Why reality TV makes for so-so films

"The Battle of Shaker Heights" is a mediocre coming-of-age tale that lasts about as long as it takes to eat a small bag of popcorn. Despite having a charming star, Shia LaBeouf ("Holes"), critical praise has not been forthcoming, and even moviegoers are saying, "It's a rental."

You'd think that would be enough to keep people away. But when the film's distribution expanded beyond New York and Los Angeles over the Labor Day weekend, at least one opening night showing in Boston was packed with ticket-holders.

The reason for the turnout is reality TV, of course. "The Battle of Shaker Heights" is the subject of a recent HBO series, "Project Greenlight." Spearheaded by actors Matt Damon and Ben Affleck, the project plucks a screenwriter and a director out of obscurity and gives them the opportunity to make a low-budget, Hollywood movie while HBO's cameras capture their initiation. After two seasons, the crash course in filmmaking has resulted in brilliant TV, but less-than-memorable movies.

You can't blame any of us who watched the HBO series for being curious about how it all turned out. After all, not long before the movie's release, the directors and the studio were still fighting over whether it would be a drama or a comedy. (They finally settled on the latter - but the directors had to create laughs with what they had already shot.)
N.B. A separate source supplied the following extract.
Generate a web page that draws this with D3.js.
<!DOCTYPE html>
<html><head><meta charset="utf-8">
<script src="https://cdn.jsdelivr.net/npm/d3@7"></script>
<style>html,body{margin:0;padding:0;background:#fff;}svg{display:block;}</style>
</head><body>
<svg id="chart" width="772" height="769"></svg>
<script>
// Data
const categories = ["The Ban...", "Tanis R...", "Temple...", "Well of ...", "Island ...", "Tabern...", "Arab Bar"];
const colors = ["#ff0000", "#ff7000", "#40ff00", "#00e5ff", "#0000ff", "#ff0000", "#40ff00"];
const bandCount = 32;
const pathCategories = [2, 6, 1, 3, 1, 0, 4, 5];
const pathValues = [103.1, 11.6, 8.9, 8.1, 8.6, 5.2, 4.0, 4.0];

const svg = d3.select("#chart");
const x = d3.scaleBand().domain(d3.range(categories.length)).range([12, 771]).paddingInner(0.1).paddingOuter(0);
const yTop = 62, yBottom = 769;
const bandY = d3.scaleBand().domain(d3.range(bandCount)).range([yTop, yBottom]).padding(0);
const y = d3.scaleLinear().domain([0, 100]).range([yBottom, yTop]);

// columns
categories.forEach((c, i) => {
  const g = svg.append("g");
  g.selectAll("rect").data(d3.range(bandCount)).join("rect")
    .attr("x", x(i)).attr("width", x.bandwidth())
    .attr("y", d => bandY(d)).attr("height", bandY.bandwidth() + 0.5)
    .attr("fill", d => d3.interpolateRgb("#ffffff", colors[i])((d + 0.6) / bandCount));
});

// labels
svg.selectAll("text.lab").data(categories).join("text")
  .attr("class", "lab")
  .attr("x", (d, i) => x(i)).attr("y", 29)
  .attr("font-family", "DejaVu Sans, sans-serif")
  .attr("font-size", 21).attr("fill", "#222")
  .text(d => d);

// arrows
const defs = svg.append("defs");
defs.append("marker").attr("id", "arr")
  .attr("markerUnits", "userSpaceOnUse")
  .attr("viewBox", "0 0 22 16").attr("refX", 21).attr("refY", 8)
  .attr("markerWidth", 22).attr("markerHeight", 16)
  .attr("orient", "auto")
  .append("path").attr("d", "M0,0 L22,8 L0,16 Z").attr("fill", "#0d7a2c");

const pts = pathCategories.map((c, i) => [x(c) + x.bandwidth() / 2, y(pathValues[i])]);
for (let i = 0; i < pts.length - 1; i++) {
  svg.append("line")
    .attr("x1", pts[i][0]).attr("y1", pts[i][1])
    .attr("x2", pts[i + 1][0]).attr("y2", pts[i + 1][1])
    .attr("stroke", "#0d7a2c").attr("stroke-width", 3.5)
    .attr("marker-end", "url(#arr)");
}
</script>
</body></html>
"I'm expecting to see if they pulled it off," said Jennifer Davis, as she settled in for the crowded show in Boston. "Is this movie how I pictured it in my head?"

I got hooked on HBO's "Greenlight" as much for the antics of the amateur directors as for a look at how a film makes it from soundstage to cineplex. Week after week, I sat on the edge of my overstuffed chair waiting to see who Kyle Rankin and Efram Potelle would irritate next - and if the movie would end up going straight to video, as the studio, Miramax, suggested at one point. I'm sure these guys are much nicer than portrayed - this is reality TV - but watching them make a movie was like watching Conan O'Brien learn to host a talk show a decade ago: You couldn't help thinking,"I could do better than that!"

Their demands are by now infamous. Mr. Potelle wanted a car when fellow winner, writer Erica Beeney, was provided with one because she wasn't from Los Angeles. They once wasted hours during a shoot with a meeting to ask the producers not to criticize them in front of the actors (they helpfully suggested that producer Chris Moore could instead pass them 3 in. by 5 in. cards). They rewrote scenes without Ms. Beeney's input. And they so infuriated one actress with their conflicting suggestions that she used her middle finger to express her frustration.

By the time the movie premièred in Los Angeles, even they were poking fun at themselves. "This is the fulfillment of a childhood dream for both of us," Mr. Rankin told the audience. "I've always wanted to direct a film, and Efram's always wanted to demand a car."

As it turns out, these two aren't awful directors. Often during the movie, about an angst-filled teen who likes to reenact World War II battles, I found myself thinking, "Hey, that was a good scene." But I also found myself thinking, "Hey, there's no character development."

I wasn't the only one with reservations. "I expected worse quality, but a better story," said Bob Newton, of Georgetown, Mass. "I actually liked [HBO's] 'Project Greenlight' better."

Still, in the end, I agreed with Ms. Davis: The movie was not great, but not "Ishtar." "You laugh," she said as she was leaving, "but it's just OK."